OP, I share your amazement. I understand in part Eric Wofseys lack of amazement but believe he left out the detail that you found amazing, or at least the one I do - the upper bound to the disproof arises solely from the complexity of the least complex possible tester. The simpler a conjecture is to test exhaustively/enumeratively, the lower the upper bound of a disproof has to be. The other mind bending thing, to me, is that while I know there isn't enough time or power to actually do so, one could hypothetically prove or disprove the Goldbach conjecture or any other machine testable one in finite time without knowing anything about it except how to test it.

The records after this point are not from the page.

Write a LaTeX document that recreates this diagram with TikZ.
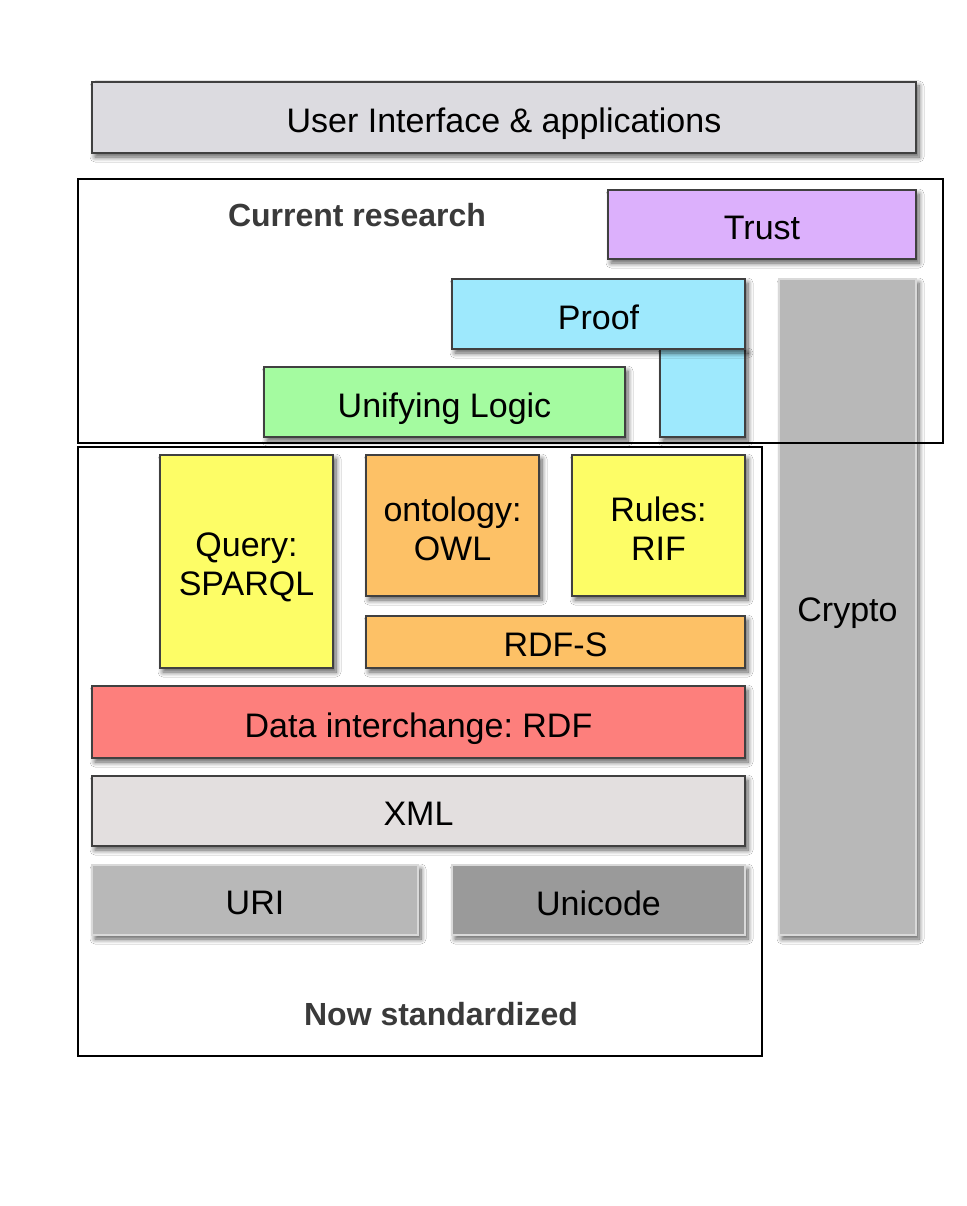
\documentclass[tikz,border=0pt]{standalone}
\usepackage{fontspec}
\setmainfont{Liberation Sans}
\usetikzlibrary{shadows.blur}
\frenchspacing

\definecolor{uicol}{HTML}{DCDBE0}
\definecolor{trustcol}{HTML}{DCB0FC}
\definecolor{proofcol}{HTML}{9EE9FD}
\definecolor{logiccol}{HTML}{A4FBA0}
\definecolor{yellowcol}{HTML}{FDFD66}
\definecolor{orangecol}{HTML}{FDC166}
\definecolor{rdfcol}{HTML}{FD7F7C}
\definecolor{xmlcol}{HTML}{E3DFDF}
\definecolor{uricol}{HTML}{B8B8B8}
\definecolor{unicol}{HTML}{9A9A9A}
\definecolor{labelcol}{HTML}{3A3A3A}

% text line centred on its capitals, a little below the middle
\newcommand{\lbl}[1]{\raisebox{-3pt}[\height][0pt]{#1}}

\tikzset{
  layer/.style={draw=black!75, line width=1.3pt, inner sep=0pt, align=center,
    font=\fontsize{34}{39}\selectfont,
    blur shadow={shadow xshift=3pt, shadow yshift=-4pt, shadow blur radius=5pt, shadow blur steps=8, shadow opacity=65}},
  greylayer/.style={layer, draw=white!85!black},
  frame/.style={draw=black, line width=2pt},
  framelabel/.style={font=\fontsize{32}{37}\selectfont\bfseries, text=labelcol}
}

\begin{document}
\begin{tikzpicture}[x=1pt,y=-1pt]
  \fill[white] (0,0) rectangle (966,1206);
  \useasboundingbox (0,0) rectangle (966,1206);

  % top
  \node[layer, fill=uicol, minimum width=824pt, minimum height=71pt] (ui) at (504,117.5) {\lbl{User Interface \& applications}};

  % current research
  \node[layer, fill=trustcol, minimum width=308pt, minimum height=69pt] (trust) at (762,224.5) {\lbl{Trust}};
  \node[layer, fill=proofcol, minimum width=85pt, minimum height=88pt] (prooflow) at (702.5,393) {};
  \node[layer, fill=proofcol, minimum width=293pt, minimum height=70pt] (proof) at (598.5,314) {\lbl{Proof}};
  \node[layer, fill=logiccol, minimum width=361pt, minimum height=70pt] (logic) at (444.5,402) {\lbl{Unifying Logic}};
  \node[greylayer, fill=uricol, minimum width=137pt, minimum height=656pt] (crypto) at (847.5,607) {\lbl{Crypto}};

  % now standardized
  \node[layer, fill=yellowcol, minimum width=173pt, minimum height=213pt] (query) at (246.5,561.5) {\lbl{Query:}\\\lbl{SPARQL}};
  \node[layer, fill=orangecol, minimum width=173pt, minimum height=141pt] (owl) at (452.5,525.5) {\lbl{ontology:}\\\lbl{OWL}};
  \node[layer, fill=yellowcol, minimum width=173pt, minimum height=141pt] (rif) at (658.5,525.5) {\lbl{Rules:}\\\lbl{RIF}};
  \node[layer, fill=orangecol, minimum width=379pt, minimum height=52pt] (rdfs) at (555.5,642) {\lbl{RDF-S}};
  \node[layer, fill=rdfcol, minimum width=653pt, minimum height=72pt] (rdf) at (418.5,722) {\lbl{Data interchange: RDF}};
  \node[layer, fill=xmlcol, minimum width=653pt, minimum height=70pt] (xml) at (418.5,811) {\lbl{XML}};
  \node[greylayer, fill=uricol, minimum width=326pt, minimum height=70pt] (uri) at (255,900) {\lbl{URI}};
  \node[greylayer, fill=unicol, minimum width=293pt, minimum height=70pt] (unicode) at (598.5,900) {\lbl{Unicode}};

  % frames
  \draw[frame] (78,179) rectangle (943,443);
  \draw[frame] (78,447) rectangle (762,1056);
  \node[framelabel] (research) at (357,215) {Current research};
  \node[framelabel] (standard) at (441,1014) {Now standardized};
\end{tikzpicture}
\end{document}
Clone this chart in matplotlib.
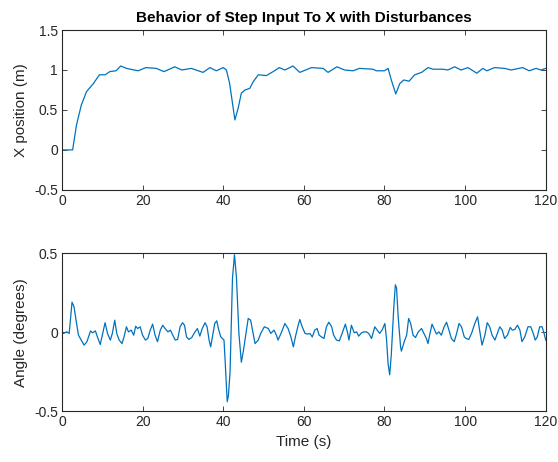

Proving the Goldbach conjecture this way seems even obscure than a non constructive existential proof - "this kind of thing exists but I couldnt point to one or make it for you."

To answer your second question, I believe this means that any mathematical conjecture which could certainly be disproven in a finite amount of time if a counterexample exists can be disproven in a bounded amount of time where the bound is determined by BB(number of states necessary to carry out exhaustive search for counterexample.)

To touch back on your first question: While granting that numbers like Graham's number and BB (27) are "very big," there are an infinite number of still larger numbers. It appears that the easier it is to search for a countered ample to a conjecture, the smaller it's countered ample must be (as per this line of reasoning. Other math might be able to much more limit it's upper bound.) So it seems that, and this is very interesting, it is impossible to have a "simple" conjecture (simple to test for counterexample) which has an arbitrarily large counterexample. I don't know what's intrinsic about that.

I could be wrong, but I'm going to guess that Loader's number is greater than BB (27). I don't have a clue what, intrinsically, about the Goldbach conjecture makes it impossible for the least counterexample of it (or any other possible conjecture with the same or less complexity to test) to be larger than Loader's number.

Wythagoras, thanks for the details. Didn't know BB(18) was greater than G64. That just means BB (27) is "extra" hopelessly big.